MARY BONEY DENISON, COMMISSIONER FOR TRADEMARKS:
Great question, Camille. There's a difference between using or "getting" a trademark and owning a federal trademark registration.

KWON:
And what would that be?

DENISON:
Once you have a slogan, a name, or a design, or some combination of those and youre using them, you have common law rights. And you can use TM (TM is for trademark) or SM (SM is for service mark) after the mark, and what that means is, that you are claiming it as your mark.

KWON:
And how does that differ from a federal registration?

DENISON:
Federal registration is obtained after you file an application with us and prove to us that youre using the mark in interstate commerce. And once you get a federal registration, you can use the R with a circle around it and that will tell the world that you have a federal trademark registration.

KWON:
So you're saying a person can actually have and use a trademark without actually registering with the USPTO.

DENISON:
That's correct. You dont have to register. However, if you dont register, you will miss out on some powerful rights and protections.

KWON:
What types of rights and protection are you talking about?

DENISON:
Well, if you just have a common law trademark, you only have protection in the geographical area of use. Whereas, if you get a federal registration, you get nationwide protection and you get exclusive use throughout the United States and its territories.

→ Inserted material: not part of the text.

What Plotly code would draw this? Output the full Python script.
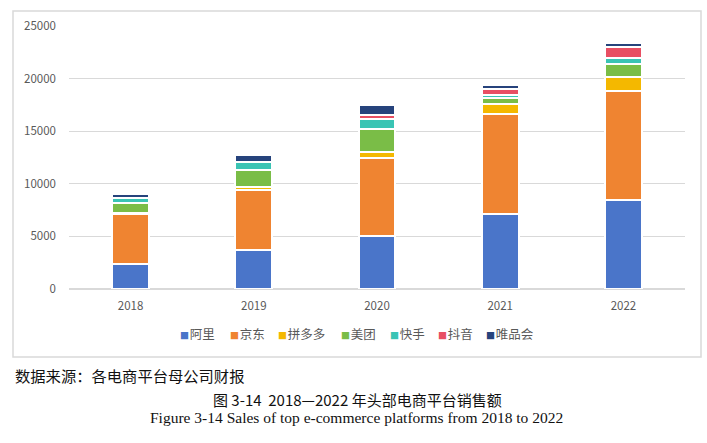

In addition, theres some other benefits from having a registration. First of all, you can use the U.S. registration as a basis for filing to protect your mark abroad. In addition, if you have counterfeit goods that you suspect are coming into the U.S. from abroad, you can record your trademark and you can prevent those goods from coming into the United States. In addition, it will give you a basis for filing for a trademark infringement claim in federal court.

KWON:
Not to mention the "R in the circle" symbol, right?

DENISON:
That's right. You cant use that unless you have a federal registration.

KWON:
Now, does the USPTO defend and enforce those trademark rights?

DENISON:
No. What we will do is we will cite your registration against later filed applications that we deem to be confusingly similar. But if you need to pursue an infringer, you will have to do that on your own.

KWON:
Good to know. Well, thank you so much, Commissioner, for spending the time to talk with us. I know our viewers really appreciate it.

DENISON:
Thank you very much.

KWON:
So, remember: a trademark can be any word, letter, number, design, or combination of those, that identifies the source of particular goods and services.

GAINSWORTH:
Federal registration of your mark is not required, but it does grant you a powerful set of rights that you can use to protect your mark. Rights that ancient brickmakers in Rome never would have dreamed of...


KWON:
Im Camille Ki Kwon, alongside

GAINSWORTH:
Grant Gainsworth, Trademark Information Network.

TRADEMAN:
Thank you, guys. Fascinating stuff.

And that's about all the time we have for this broadcast, ladies and gentlemen. But don't worry. There are plenty more videos throughout the website, all designed to help you with the registration process: from searching for conflicting marks to filing an application to keeping your registration up to date.

And be sure to check out all the other trademark information found on USPTO.gov. There are Basic Facts about Trademarks, Guides and Manuals, Application Timelines, not to mention electronic resources that will help you search, file, and maintain your valuable trademark registration.

For Sandhya Mahajan, Camille Ki Kwon, and Grant Gainsworth, I'm Mark Trademan, Trademark Information Network. Thanks for joining us.